Once we have this sort of model of citation, we can use it to create measures of quality. We can define precisely what our measure of quality will be: the total number of citations for an average paper, the number in 5 years, etc. and then calculate those based on the model. of course, this can be done even if the paper is still being cited, the standard errors are just higher. The advantage is that the quality measures can be defined so that they are understandable: we create ones which measure something that is easy to understand, and then apply that to the model. If you want to compare fast and slow citees, a discount can be applied, so that later citations count less. The discount can be chosen as one wants, and questions of the validity of it can be aimed explicitly at the discounting, i.e. we can see where the problem is in the calculation.
The point of Brian’s post was to flag the problems of self-citation in indices. But for the modelling approach this isn’t so much a problem as an opportunity to extend the model and get another (well cited) paper.

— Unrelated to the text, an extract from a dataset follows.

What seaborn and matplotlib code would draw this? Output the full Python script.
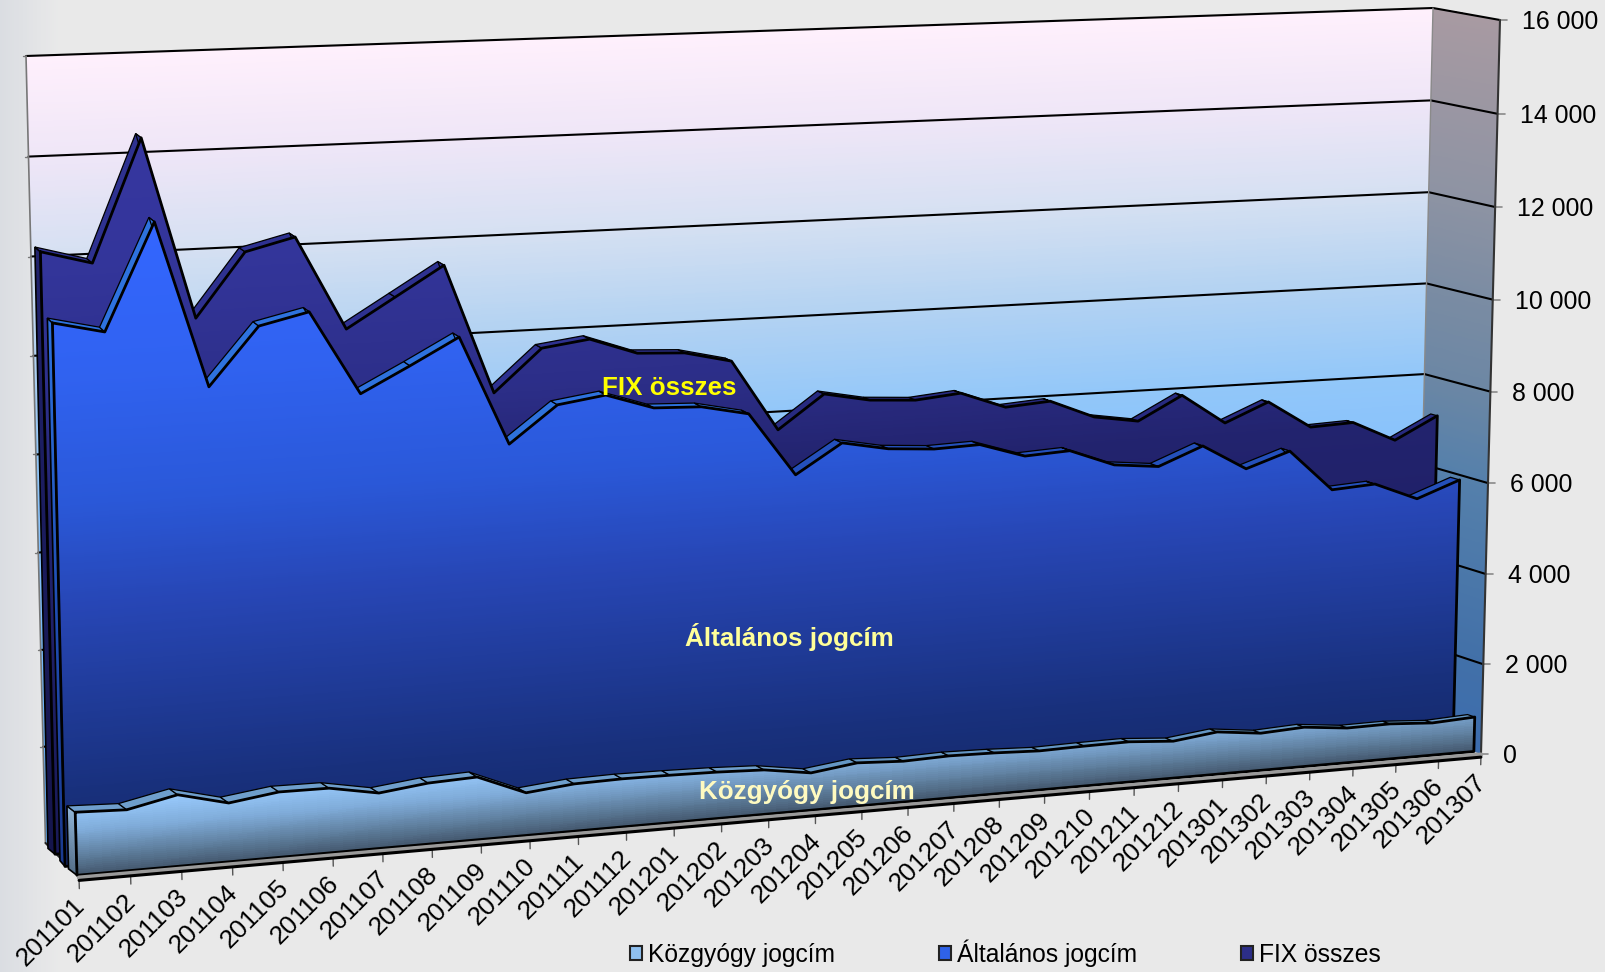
import numpy as np
import seaborn as sns
import matplotlib
matplotlib.use('Agg')
import matplotlib.pyplot as plt
from matplotlib.colors import LinearSegmentedColormap, Normalize
from matplotlib.patches import Patch
from matplotlib.transforms import Transform

# chart values
months = ['201101', '201102', '201103', '201104', '201105', '201106', '201107', '201108',
          '201109', '201110', '201111', '201112', '201201', '201202', '201203', '201204',
          '201205', '201206', '201207', '201208', '201209', '201210', '201211', '201212',
          '201301', '201302', '201303', '201304', '201305', '201306', '201307']
fix_osszes = [12280, 12000, 14460, 10780, 12070, 12320, 10390, 10990,
              11590, 8900, 9770, 9900, 9550, 9500, 9270, 7760,
              8460, 8270, 8210, 8300, 7940, 8010, 7610, 7460,
              7960, 7300, 7700, 7090, 7130, 6680, 7160]
altalanos = [11060, 10820, 12970, 9590, 10760, 10990, 9260, 9770,
             10300, 8030, 8780, 8920, 8590, 8550, 8340, 6990,
             7600, 7410, 7340, 7370, 7060, 7110, 6740, 6640,
             7020, 6460, 6780, 5870, 5930, 5540, 5890]
kozgyogy = [1300, 1260, 1480, 1220, 1360, 1350, 1160, 1280,
            1320, 900, 1000, 1020, 1010, 990, 950, 800,
            930, 880, 910, 890, 850, 870, 880, 810,
            930, 820, 870, 770, 780, 720, 770]
value_ticks = [0, 2000, 4000, 6000, 8000, 10000, 12000, 14000, 16000]
tick_labels = ['0', '2 000', '4 000', '6 000', '8 000', '10 000', '12 000', '14 000', '16 000']


class Plane(Transform):
    """Perspective of the Excel 3D box: (month index, value) to pixels, at a depth 0 (back) to 1 (front)."""
    input_dims = 2
    output_dims = 2

    def __init__(self, z_left, z_right=None):
        super().__init__()
        self.z_left = z_left
        self.z_right = z_left if z_right is None else z_right

    def transform_non_affine(self, values):
        t, v = np.asarray(values, dtype=float).T
        u = (t / 30) * 1.1065 / (1 + 0.00355 * t)
        f = v / 16000
        w = f * 0.975 / (1 - 0.025 * f)
        z = self.z_left + (self.z_right - self.z_left) * u
        # box corners: bottom/top, left/right, back + z * (front - back)
        x_bl = np.interp(z, [0, .16, .33, .52, .69, .76, .95, 1], [45.5, 48, 55, 60, 65, 68.5, 77, 79])
        y_bl = 843 + 34 * z
        x_br, y_br = 1416 + 65 * z, 731 + 23 * z
        x_tl, y_tl = 26 + 30 * z, 56 + 26 * z
        x_tr, y_tr = 1433 + 67 * z, 8 + 12 * z
        x0, y0 = x_bl + (x_br - x_bl) * u, y_bl + (y_br - y_bl) * u
        x1, y1 = x_tl + (x_tr - x_tl) * u, y_tl + (y_tr - y_tl) * u
        return np.column_stack([x0 + (x1 - x0) * w, y0 + (y1 - y0) * w])


def ramp(nodes, vmax):
    return LinearSegmentedColormap.from_list('r', [(v / vmax, c) for v, c in nodes]), Normalize(0, vmax)


sns.set_theme(style='white')
plt.rcParams['font.family'] = ['Liberation Sans', 'DejaVu Sans']
BG = '#e9e9e9'

fig = plt.figure(figsize=(16.06, 9.72), dpi=100, facecolor=BG)
ax = fig.add_axes([0, 0, 1, 1])
ax.set_xlim(0, 1606)
ax.set_ylim(972, 0)
ax.set_autoscale_on(False)
ax.axis('off')

t = np.arange(len(months))
back = Plane(0)
front = Plane(1)


def line(x, y, plane, **kws):
    sns.lineplot(x=x, y=y, transform=plane + ax.transData, estimator=None, sort=False,
                 legend=False, ax=ax, **kws)


def mesh(plane, nodes, vmax, clip=None, zorder=1):
    tt, vv = np.meshgrid(np.linspace(0, 30, 61), np.linspace(0, 16000, 400))
    xy = plane.transform(np.column_stack([tt.ravel(), vv.ravel()]))
    X, Y = xy[:, 0].reshape(tt.shape), xy[:, 1].reshape(tt.shape)
    cmap, norm = ramp(nodes, vmax)
    m = ax.pcolormesh(X, Y, vv[:-1, :-1], cmap=cmap, norm=norm, shading='flat',
                      antialiased=False, edgecolors='none', zorder=zorder)
    if clip is not None:
        m.set_clip_path(clip)
    return m


def depth_mesh(month, z0, z1, nodes, vmax, clip=None, zorder=1):
    # wall running from depth z0 to z1 at one month position
    zz, vv = np.meshgrid(np.linspace(z0, z1, 12), np.linspace(0, 16000, 300))
    xy = np.array([Plane(z).transform([[month, v]])[0] for z, v in zip(zz.ravel(), vv.ravel())])
    cmap, norm = ramp(nodes, vmax)
    m = ax.pcolormesh(xy[:, 0].reshape(zz.shape), xy[:, 1].reshape(zz.shape), vv[:-1, :-1], cmap=cmap,
                      norm=norm, shading='flat', antialiased=False, edgecolors='none', zorder=zorder)
    if clip is not None:
        m.set_clip_path(clip)
    return m


# window background, slightly darker towards the left edge
bg_x = np.linspace(0, 60, 30)
bg = np.tile(bg_x[:-1], (1, 1))
ax.pcolormesh(bg_x, [0, 972], bg, cmap=LinearSegmentedColormap.from_list('b', ['#dadde2', BG]), shading='flat',
              antialiased=False, zorder=0)

# back wall
wall_nodes = [(0, '#5aa8f5'), (6000, '#85c0fc'), (8000, '#92c7f9'), (10000, '#b2d2f2'),
              (12000, '#d5e0f2'), (14000, '#efe6f7'), (16000, '#fff0fc')]
mesh(back, wall_nodes, 16000)

# right side wall
side_nodes = [(0, '#3c6dae'), (2000, '#4270a8'), (6000, '#5580ab'), (8000, '#6c87a4'),
              (10000, '#7b8ca3'), (12000, '#8d93a3'), (16000, '#a89aa2')]
depth_mesh(30, 0, 1, side_nodes, 16000)

# grid lines on both walls
for v in value_ticks[1:]:
    line([0, 30], [v, v], back, color='black', lw=1.5, zorder=2)
    p0, p1 = back.transform([[30, v]])[0], front.transform([[30, v]])[0]
    sns.lineplot(x=[p0[0], p1[0]], y=[p0[1], p1[1]], color='black', lw=1.5, zorder=2, legend=False,
                 estimator=None, sort=False, ax=ax)
    lp = back.transform([[0, v]])[0]
    ax.plot([lp[0] - 3, lp[0]], [lp[1], lp[1]], color='#777777', lw=1, zorder=2)
for v in value_ticks:
    p1 = front.transform([[30, v]])[0]
    ax.plot([p1[0], p1[0] + 7], [p1[1], p1[1]], color='#8a8a8a', lw=1.2, zorder=2)
# box edges
line([0, 0], [0, 16000], back, color='#777777', lw=1.2, zorder=2)
line([30, 30], [0, 16000], back, color='#8a8a8a', lw=1, zorder=2)
line([30, 30], [0, 16000], front, color='#333333', lw=1.5, zorder=2)

# floor plate
corners = np.vstack([back.transform([[0, 0], [30, 0]]), front.transform([[30, 0], [0, 0]])])
ax.fill(corners[:, 0], corners[:, 1], facecolor='#c4c4c4', edgecolor='none', zorder=2)
floor_edge = np.vstack([back.transform([[0, 0]]), front.transform([[0, 0]])])
ax.plot(floor_edge[:, 0], floor_edge[:, 1], color='#222222', lw=1.5, zorder=2)
line([0, 30], [-15, -15], front, color='#9a9a9a', lw=3.2, zorder=8.5)
line([0, 30], [-70, -70], front, color='black', lw=2.2, zorder=9)
for i in t:
    line([i, i], [-70, -240], front, color='#555555', lw=1, zorder=2)

# the three series, back to front
series = [
    ('FIX összes', fix_osszes, (.33, .21), (.16, .11), '#2e3190', '#272a80',
     [(0, '#1a1a58'), (7000, '#22236e'), (9000, '#2c2e88'), (12000, '#33359a'), (14500, '#3636a0')], 14500,
     [(0, '#15154c'), (12300, '#20226c')], 12300),
    ('Általános jogcím', altalanos, (.69, .57), (.52, .43), '#2e72de', '#2450bb',
     [(0, '#152a6c'), (1500, '#18307c'), (5300, '#2746b5'), (7400, '#2a58d8'), (10000, '#3062f0'), (13000, '#3366ff')], 13000,
     [(0, '#1a3a90'), (5000, '#1f4cb0'), (11000, '#2e72de')], 11000),
    ('Közgyógy jogcím', kozgyogy, (.95, .89), (.76, .78), '#6f9fcc', '#6496c4',
     [(0, '#44586e'), (400, '#5f7f9e'), (900, '#7fabd8'), (1500, '#9accff')], 1500,
     [(0, '#56708a'), (1300, '#8fb4d6')], 1300),
]
for n, (name, vals, z_f, z_b, c_hi, c_lo, nodes, vmax, left_nodes, left_max) in enumerate(series):
    zo = 3 + n
    vals = np.asarray(vals, dtype=float)
    plane_f, plane_b = Plane(*z_f), Plane(*z_b)
    top_f = plane_f.transform(np.column_stack([t, vals]))
    top_b = plane_b.transform(np.column_stack([t, vals]))
    base_f = plane_f.transform([[0, 0], [30, 0]])
    base_b = plane_b.transform([[0, 0], [30, 0]])
    # left side
    left = ax.fill([top_b[0, 0], top_f[0, 0], base_f[0, 0], base_b[0, 0]],
                   [top_b[0, 1], top_f[0, 1], base_f[0, 1], base_b[0, 1]],
                   facecolor='none', edgecolor='black', lw=1.2, zorder=zo + 0.1)[0]
    depth_mesh(0, z_b[0], z_f[0], left_nodes, left_max, clip=left, zorder=zo)
    # top faces
    for i in range(len(t) - 1):
        col = c_hi if i < 15 else c_lo
        ax.fill([top_b[i, 0], top_b[i + 1, 0], top_f[i + 1, 0], top_f[i, 0]],
                [top_b[i, 1], top_b[i + 1, 1], top_f[i + 1, 1], top_f[i, 1]],
                facecolor=col, edgecolor='black', lw=0.9, zorder=zo + 0.1)
    # front face with a gradient by value
    poly_t = np.r_[t, 30, 0]
    poly_v = np.r_[vals, 0, 0]
    poly = ax.fill(poly_t, poly_v, transform=plane_f + ax.transData, facecolor='none', edgecolor='none', zorder=zo + 0.2)[0]
    mesh(plane_f, nodes, vmax, clip=poly, zorder=zo + 0.2)
    line(np.r_[poly_t, 0], np.r_[poly_v, vals[0]], plane_f, color='black', lw=2, zorder=zo + 0.3)

# value axis labels
for v, lab in zip(value_ticks, tick_labels):
    ref = front.transform([[30, v]])[0]
    ax.text(ref[0] + 22, ref[1] + 2, lab, fontsize=17.9, color='black', ha='left', va='center', zorder=10)

# month labels
for i, m in zip(t, months):
    ref = front.transform([[i, -240]])[0]
    ax.text(ref[0] - 7, ref[1] + 5, m, fontsize=18.8, color='black', rotation=45, rotation_mode='anchor',
            ha='right', va='top', zorder=10)

# labels inside the areas
ax.text(669, 388, 'FIX összes', fontsize=18.7, fontweight='bold', color='#ffff00', ha='center', va='center', zorder=10)
ax.text(789, 637, 'Általános jogcím', fontsize=18.7, fontweight='bold', color='#ffff99', ha='center', va='center', zorder=10)
ax.text(807, 792, 'Közgyógy jogcím', fontsize=18.7, fontweight='bold', color='#fffac0', ha='center', va='center', zorder=10)

handles = [Patch(facecolor='#8fc0f0', edgecolor='#222222', lw=1.5, label='Közgyógy jogcím'),
           Patch(facecolor='#2f62e8', edgecolor='#222222', lw=1.5, label='Általános jogcím'),
           Patch(facecolor='#2c2e88', edgecolor='#222222', lw=1.5, label='FIX összes')]
ax.legend(handles=handles, ncols=3, frameon=False, fontsize=17.7, loc='center left',
          bbox_to_anchor=(630 / 1606, 1 - 953 / 972), handlelength=0.5, handleheight=0.55,
          handletextpad=0.25, columnspacing=4.2, borderpad=0, borderaxespad=0, labelcolor='black')

fig.savefig('out.png', dpi=100, facecolor=BG)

Self- and non-self papers can be modelled together, so we can separate out their effect, and also clearly see the self-citers for who they are. The term “marked point processes” will appear in the paper somewhere.
I would argue that this approach lets us define quality in a quantitative way (and argue endlessly over that of course), and then measure it explicitly. We will know precisely what we are measuring and we should be able to understand more easily any un-intended effects on the measure. For example, if we define quality of a researcher by the number of citations per paper they get in 5 years, it will be easier to say “yes but Prof. Trellis’ papers are well cited for a year, but then everyone gives up, where as Dr. Lyttleton’s papers would continue to be cited for decades”. And we can back that up with the numbers.
Sounds great, doesn’t it? There are a couple of problems:
- Finding a good model. There are several possibilities, of course, and none will be perfect. They will have different assumptions, and may or may not fit. The challenge is to get something about right but not too complex. But this is true for any statistical modelling.
- Getting the data. Someone has to trawl through Web of Science for a few months.
- Finding the time/money: The big one! If someone gives me the funding, I could try and hire a student or -post-doc- researcher. This is the usual problem: I also have N other projects I should be working on. Anyone want to collaborate?
- Persuading people to use the methods: We can do the modelling, but if nobody is going to use them, does it matter?
- Finding simple approximations: I suspect a big problem would be that the computational time will be too long. So, finding something simple to calculate, but strongly correlated with the complex measure would help.
Once all this is done, I will be able to take over the world. Evil laughter is optional.